The photographer is standing above the crowd of spectators, roughly at the back of the choir vestry or where the Altar now stands, and possibly on some scaffolding or early masonry.

We can see a block and tackle rigged up to lower the heavy stone into place at the north west corner of the building. Around it are various clergymen, including the Dean of York, the Very Revd Arthur Purey Cust, and the Bishop of Beverley, the Rt Revd Robert Crosthwaite.

Purey Cust is commemorated in the City by the Purey Cust Nuffield Hospital, beside the Minster, while Robert Crosthwaite was Bishop of Beverley for twenty seven years until his death in the 1920s. His name was so closely linked with the title by then that there were no more Bishops of Beverley until the title was revived in the 1990s. It is thought that the dark robed figure facing towards the left of the picture is Dean Purey Cust.

We know that among the gentlemen in the centre of the picture is the Lord Mayor of York, and of course George Faber, the Conservative Member of Parliament for York, whose name appears on the stone. Faber is commemorated in the name of Faber Street, an unassuming short road near Layerthorpe. Perhaps architect Walter Brierley is present too – and we can only speculate about the finely-clad ladies in the party who are presumably the wives of the all-male dignitaries. The other clergy probably include those from the mother church of St Olave, Marygate, and perhaps others from the City and Deanery of York.

Around them are, we assume, the people of Burton Stone Lane and its surrounding streets, turned out for the most part in their Sunday best to see the fun. They aren’t all paying attention though – apart from the three little girls in the foreground, look at the bowler-hatted gent on the right who has had enough for now. Let’s hope there was a good party afterwards.

Shorter and younger members of the group have bagged some chairs to see from the back, perhaps from the ‘tin tabernacle’ or mission hall behind and to the right of the photographer, where the church hall now stands. Towards the left of the picture there appears to be a parked horse-drawn vehicle of some kind – had it brought the dignitaries, or even the stone itself?
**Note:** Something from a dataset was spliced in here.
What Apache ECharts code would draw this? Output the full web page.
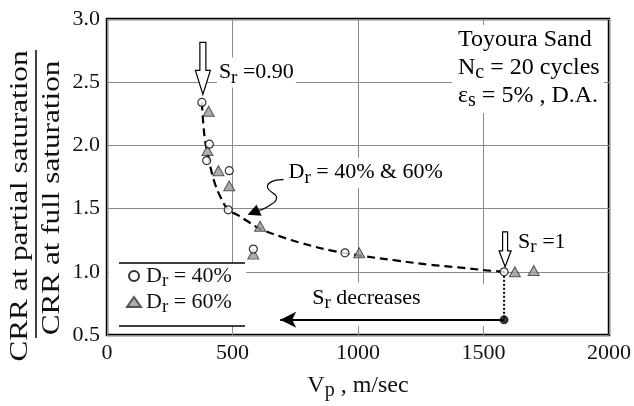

The surroundings too are worth a look. The house on the opposite corner of Shipton Street is unmistakable today, although the hedge is now much bigger. On the far side of Burton Stone Lane there is still an open field with a hedge, where today there are semi-detached houses built between the two world wars. Beyond the large tree on the left, New Lendal Congregational Church was built some years after the picture was taken. St Lukes’ services shifted there for a few weeks in 1985 while the painters were in, but within ten years it had closed down, and now its site is given over to a small group of 1990s houses at the end of St Luke’s Grove.

Facing the photographer we can see the fronts of the houses on the north side of Cromer Street still being built: only the ones nearest the Lane have their windows in. The west (further) side of Burton Stone Lane is still undeveloped, and the south side of Cromer Street still appears to be open land.

This picture is a treasured record in the life of St Luke’s Church and the area it serves. What became of all the people in the picture? Are their descendants still coming to St Luke’s?

And what about that stone? Well, here it is in 2004, doing the job for which it was placed there on that day in 1900. The inscription reads,

In the Name of the Holy Trinity and in the faith of Jesus Christ. This Stone was laid by George Faber Esq MP on the 9th of June 1900.

And as for the little boys in their starched collars standing on chairs to see from the back of the crowd, how many of them made it through the Great War?